On the same day President Obama signed into law the most sweeping changes for Wall Street and the nation’s financial world in decades, the only Washington news anyone was talking about was the firing of Sherry Sherrod, the Dept. of Agriculture employee whose edited speech made her look like a racist when she was anything but. Black bureaucrats putting down white folks makes our blood boil. It didn’t happen, was a complete lie, but we were simmering in righteous indignation for about 24 hours. Meantime, we heard that somebody did something about the American economy.

No wonder Bill Clinton, an obscure governor of an obscure state, defeated a sitting President, with an 80 percent approval rating, by following one rule: KISS. Keep It Simple, Stupid. The most watched TV show each year is the Super Bowl, while C-SPAN coverage of our government is so small its ratings don’t even register. We care more about Lindsay Lohan than Lara Logan.

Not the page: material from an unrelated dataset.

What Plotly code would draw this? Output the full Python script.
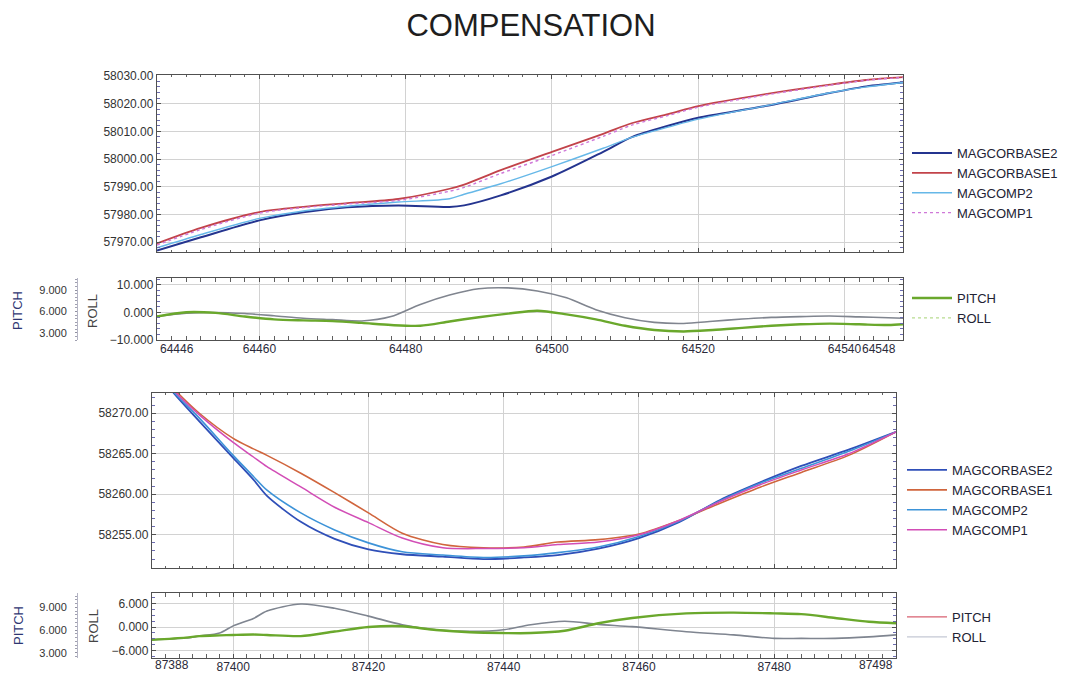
import plotly.graph_objects as go

W, H = 1070, 675

# ---------------- line A : fiducials 64446 - 64548 ----------------
FID_A = [64446, 64452, 64460, 64466, 64472, 64479, 64486, 64488, 64493, 64500,
         64507, 64511, 64516, 64520, 64529, 64538, 64543, 64548]
MAGCORBASE2_A = [57967.0, 57971.8, 57977.9, 57980.8, 57982.6, 57983.3, 57982.7, 57983.3, 57986.9, 57993.7,
                 58002.6, 58008.0, 58012.1, 58014.9, 58019.0, 58023.8, 58026.2, 58027.6]
MAGCORBASE1_A = [57969.6, 57975.2, 57980.9, 57982.8, 57984.1, 57985.6, 57989.3, 57990.8, 57996.0, 58002.6,
                 58009.1, 58013.0, 58016.3, 58019.1, 58023.3, 58026.8, 58028.5, 58029.5]
MAGCOMP2_A = [57968.0, 57972.8, 57978.6, 57981.3, 57983.0, 57984.5, 57985.7, 57987.3, 57991.1, 57997.3,
              58003.9, 58007.9, 58011.6, 58014.4, 58019.1, 58023.9, 58026.0, 58027.6]
MAGCOMP1_A = [57969.0, 57974.6, 57980.5, 57982.5, 57983.8, 57985.1, 57988.4, 57989.8, 57994.8, 58001.3,
              58008.2, 58012.3, 58015.8, 58018.7, 58023.0, 58026.6, 58028.4, 58029.4]

ATT_FID_A = [64446, 64450, 64454, 64458, 64462, 64466, 64470, 64474, 64478, 64482, 64486, 64490, 64494,
             64498, 64502, 64506, 64510, 64514, 64518, 64522, 64526, 64530, 64534, 64538, 64542, 64546, 64548]
PITCH_A = [5.3, 5.9, 5.8, 5.3, 4.9, 4.75, 4.65, 4.4, 4.1, 4.0, 4.6, 5.2, 5.7,
           6.1, 5.6, 4.9, 4.0, 3.4, 3.2, 3.4, 3.7, 4.0, 4.2, 4.3, 4.2, 4.1, 4.2]
ROLL_A = [-1.4, -0.3, 0.0, -0.4, -1.2, -2.1, -2.6, -3.1, -1.5, 2.9, 6.3, 8.6, 8.9,
          7.8, 5.3, 1.0, -1.9, -3.6, -4.0, -3.2, -2.4, -1.8, -1.5, -1.3, -1.6, -1.9, -2.1]

TICKS_A = [64446, 64460, 64480, 64500, 64520, 64540, 64548]

# ---------------- line B : fiducials 87388 - 87498 ----------------
FID_B = [87388, 87391, 87395, 87400, 87403, 87405, 87410, 87415, 87420, 87425, 87431, 87437,
         87443, 87448, 87454, 87460, 87466, 87472, 87478, 87484, 87491, 87498]
MAGCORBASE2_B = [58276.0, 58272.7, 58269.0, 58264.5, 58261.8, 58259.8, 58256.6, 58254.5, 58253.2, 58252.6, 58252.3,
                 58252.0, 58252.2, 58252.5, 58253.3, 58254.6, 58256.6, 58259.3, 58261.5, 58263.5, 58265.5, 58267.7]
MAGCORBASE1_B = [58276.0, 58273.2, 58270.0, 58266.9, 58265.6, 58264.8, 58262.6, 58260.2, 58257.7, 58255.2, 58253.8,
                 58253.4, 58253.5, 58254.1, 58254.4, 58255.1, 58256.8, 58258.9, 58260.9, 58262.7, 58264.8, 58267.7]
MAGCOMP2_B = [58276.0, 58272.8, 58269.4, 58264.8, 58262.2, 58260.5, 58257.7, 58255.6, 58254.0, 58252.9, 58252.5,
              58252.2, 58252.4, 58252.8, 58253.5, 58254.8, 58256.7, 58259.2, 58261.4, 58263.2, 58265.3, 58267.7]
MAGCOMP1_B = [58276.0, 58273.0, 58269.8, 58266.4, 58264.6, 58263.4, 58260.9, 58258.4, 58256.5, 58254.6, 58253.4,
              58253.3, 58253.4, 58253.8, 58254.1, 58255.0, 58256.8, 58259.1, 58261.2, 58263.0, 58265.0, 58267.7]

ATT_FID_B = [87388, 87393, 87395, 87398, 87400, 87403, 87405, 87410, 87415, 87420, 87425, 87430, 87435,
             87440, 87444, 87449, 87454, 87459, 87467, 87474, 87480, 87484, 87489, 87494, 87498]
PITCH_B = [4.7, 5.0, 5.2, 5.3, 5.35, 5.4, 5.35, 5.2, 5.8, 6.4, 6.5, 6.0, 5.7,
           5.6, 5.6, 5.9, 6.9, 7.6, 8.2, 8.3, 8.2, 8.1, 7.6, 7.1, 6.9]
ROLL_B = [-3.2, -2.8, -2.3, -1.5, 0.3, 2.2, 4.1, 5.9, 4.8, 2.8, 0.6, -0.7, -1.1,
          -0.7, 0.6, 1.5, 0.7, 0.1, -1.2, -2.0, -2.9, -2.9, -2.9, -2.5, -2.0]

TICKS_B = [87388, 87400, 87420, 87440, 87460, 87480, 87498]

FONT = "Liberation Sans, Arial, sans-serif"


def fx(p):
    return p / W


def fy(p):
    return 1 - p / H


def inner_text(ticks):
    # end-of-line fiducials are written separately, aligned inside the frame
    return [""] + [str(t) for t in ticks[1:-1]] + [""]


fig = go.Figure()


def line(x, y, name, color, width, xa, ya, legend, dash="solid", showlegend=True):
    fig.add_trace(go.Scatter(
        x=x, y=y, name=name, mode="lines", xaxis=xa, yaxis=ya, legend=legend,
        showlegend=showlegend,
        line=dict(color=color, width=width, dash=dash, shape="spline", smoothing=0.8),
        hoverinfo="skip"))


def legend_only(name, color, width, legend, dash="solid"):
    fig.add_trace(go.Scatter(
        x=[None], y=[None], name=name, mode="lines", legend=legend,
        line=dict(color=color, width=width, dash=dash), xaxis="x", yaxis="y"))


# panel 1 : magnetic channels, line A
line(FID_A, MAGCORBASE2_A, "MAGCORBASE2", "#24348f", 2.0, "x", "y", "legend")
line(FID_A, MAGCORBASE1_A, "MAGCORBASE1", "#c2434a", 1.8, "x", "y", "legend")
line(FID_A, MAGCOMP2_A, "MAGCOMP2", "#66b8e8", 1.4, "x", "y", "legend")
line(FID_A, MAGCOMP1_A, "MAGCOMP1", "#cf78d8", 1.4, "x", "y", "legend", dash="dot")

# panel 2 : attitude, line A
line(ATT_FID_A, ROLL_A, "ROLL", "#80858f", 1.6, "x2", "y2", "legend2", showlegend=False)
line(ATT_FID_A, PITCH_A, "PITCH", "#6aa82c", 2.4, "x2", "y3", "legend2")
legend_only("ROLL", "#b8dc90", 1.4, "legend2", dash="dot")

# panel 3 : magnetic channels, line B
line(FID_B, MAGCORBASE2_B, "MAGCORBASE2", "#2f4fb8", 1.8, "x3", "y4", "legend3")
line(FID_B, MAGCORBASE1_B, "MAGCORBASE1", "#d0653d", 1.6, "x3", "y4", "legend3")
line(FID_B, MAGCOMP2_B, "MAGCOMP2", "#3d93d8", 1.6, "x3", "y4", "legend3")
line(FID_B, MAGCOMP1_B, "MAGCOMP1", "#d24db6", 1.5, "x3", "y4", "legend3")

# panel 4 : attitude, line B
line(ATT_FID_B, ROLL_B, "ROLL", "#7f8590", 1.6, "x4", "y5", "legend4", showlegend=False)
line(ATT_FID_B, PITCH_B, "PITCH", "#6aa82c", 2.4, "x4", "y6", "legend4", showlegend=False)
legend_only("PITCH", "#d86070", 1.2, "legend4")
legend_only("ROLL", "#c4c8d4", 1.2, "legend4")

axis_base = dict(
    showline=True, linecolor="#505050", linewidth=1.3, mirror="allticks",
    ticks="inside", ticklen=4, tickcolor="#505050",
    showgrid=True, gridcolor="#d2d2d2", gridwidth=1, zeroline=False,
    tickfont=dict(family=FONT, size=11, color="#333333"),
)
minor_x = dict(ticks="inside", ticklen=2, tickcolor="#606060", dtick=2, showgrid=False)
XTICK_FONT = dict(family=FONT, size=12, color="#2a2a3a")


def xaxis(domain, rng, ticks, labels, anchor):
    d = dict(axis_base)
    d.update(domain=domain, range=rng, tickmode="array", tickvals=ticks, ticktext=inner_text(ticks),
             showticklabels=labels, anchor=anchor, minor=minor_x, ticklabelstandoff=-3,
             tickfont=XTICK_FONT)
    return d


def yaxis(domain, rng, dtick, fmt, anchor, minor_dtick, size=11):
    d = dict(axis_base)
    d.update(domain=domain, range=rng, dtick=dtick, tickformat=fmt, anchor=anchor,
             tick0=0, tickfont=dict(family=FONT, size=size, color="#333333"),
             minor=dict(ticks="inside", ticklen=3, tickcolor="#6c6cb0", dtick=minor_dtick, showgrid=False))
    return d


def pitch_axis(overlay, rng, pos):
    return dict(
        overlaying=overlay, anchor="free", position=pos, side="left", range=rng,
        tickvals=[3, 6, 9], tickformat=".3f", showgrid=False, zeroline=False,
        showline=True, linecolor="#b4b4c4", linewidth=1, ticks="outside", ticklen=2,
        tickcolor="#9090a0", tickfont=dict(family=FONT, size=11, color="#333333"),
        ticklabelstandoff=6,
        minor=dict(ticks="outside", ticklen=2, tickcolor="#a0a0b0", dtick=0.5),
    )


dx_a = [fx(157), fx(903)]
dx_b = [fx(152), fx(896)]

fig.update_layout(
    width=W, height=H,
    margin=dict(l=0, r=0, t=0, b=0, autoexpand=False),
    paper_bgcolor="white", plot_bgcolor="white",
    font=dict(family=FONT, color="#222222"),
    title=dict(text="COMPENSATION", x=fx(531), xanchor="center", y=fy(25), yanchor="middle",
               font=dict(family=FONT, size=31, color="#1e1e1e")),
    xaxis=xaxis(dx_a, [64446, 64548], TICKS_A, False, "y"),
    yaxis=yaxis([fy(252), fy(75)], [57966.5, 58030.3], 10, ".2f", "x", 2, size=12),
    xaxis2=xaxis(dx_a, [64446, 64548], TICKS_A, True, "y2"),
    yaxis2=yaxis([fy(340), fy(278)], [-10, 12.5], 10, ".3f", "x2", 2, size=12),
    yaxis3=pitch_axis("y2", [2.0, 10.7], fx(77)),
    xaxis3=xaxis(dx_b, [87388, 87498], TICKS_B, False, "y4"),
    yaxis4=yaxis([fy(568), fy(393)], [58250.9, 58272.5], 5, ".2f", "x3", 1, size=12),
    xaxis4=xaxis(dx_b, [87388, 87498], TICKS_B, True, "y5"),
    yaxis5=yaxis([fy(658), fy(593)], [-7.9, 8.7], 6, ".3f", "x4", 1.5, size=12),
    yaxis6=pitch_axis("y5", [2.3, 10.9], fx(77)),
)

# first / last fiducial labels, kept inside the frame ends
for xref, ticks, ylab, shift_r in (("x2", TICKS_A, 349, -5), ("x4", TICKS_B, 665, -1)):
    fig.add_annotation(text=str(ticks[0]), x=ticks[0], xref=xref, y=fy(ylab), yref="paper",
                       xanchor="left", yanchor="middle", xshift=1, showarrow=False, font=XTICK_FONT)
    fig.add_annotation(text=str(ticks[-1]), x=ticks[-1], xref=xref, y=fy(ylab), yref="paper",
                       xanchor="right", yanchor="middle", xshift=shift_r, showarrow=False, font=XTICK_FONT)

leg_font = dict(family=FONT, size=13, color="#222233")
common_leg = dict(xanchor="left", yanchor="top", bgcolor="rgba(0,0,0,0)", borderwidth=0,
                  font=leg_font, tracegroupgap=0, itemwidth=40)
fig.update_layout(
    legend=dict(common_leg, x=fx(907), y=fy(138)),
    legend2=dict(common_leg, x=fx(907), y=fy(283)),
    legend3=dict(common_leg, x=fx(902), y=fy(455)),
    legend4=dict(common_leg, x=fx(902), y=fy(602)),
)

# axis titles for the attitude panels
for yc in (311, 626):
    fig.add_annotation(text="PITCH", x=fx(18), y=fy(yc), xref="paper", yref="paper",
                       xanchor="center", yanchor="middle",
                       textangle=-90, showarrow=False, font=dict(family=FONT, size=13, color="#2e3672"))
    fig.add_annotation(text="ROLL", x=fx(93), y=fy(yc), xref="paper", yref="paper",
                       xanchor="center", yanchor="middle",
                       textangle=-90, showarrow=False, font=dict(family=FONT, size=13, color="#444444"))

fig.write_html("out.html")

It’s not that we can’t see the forest for the trees. We know a forest won’t fall on us, but we worry about the tottering trees. By the same token, it’s the simple things that make us happy: winning the Texas Lotto, discovering we are heirs to a Spanish land grant now called “Spindletop.” I didn’t know Bill Gates was my long-lost half-brother. Hi, Cousin Oprah. These serendipities are easier to comprehend and appreciate than being told the U.S. Supreme Court has overturned the appellate court’s affirmation of the party of the first part’s ruling. Huh? Oh, it means I’m heir to Spindletop? That, I understand.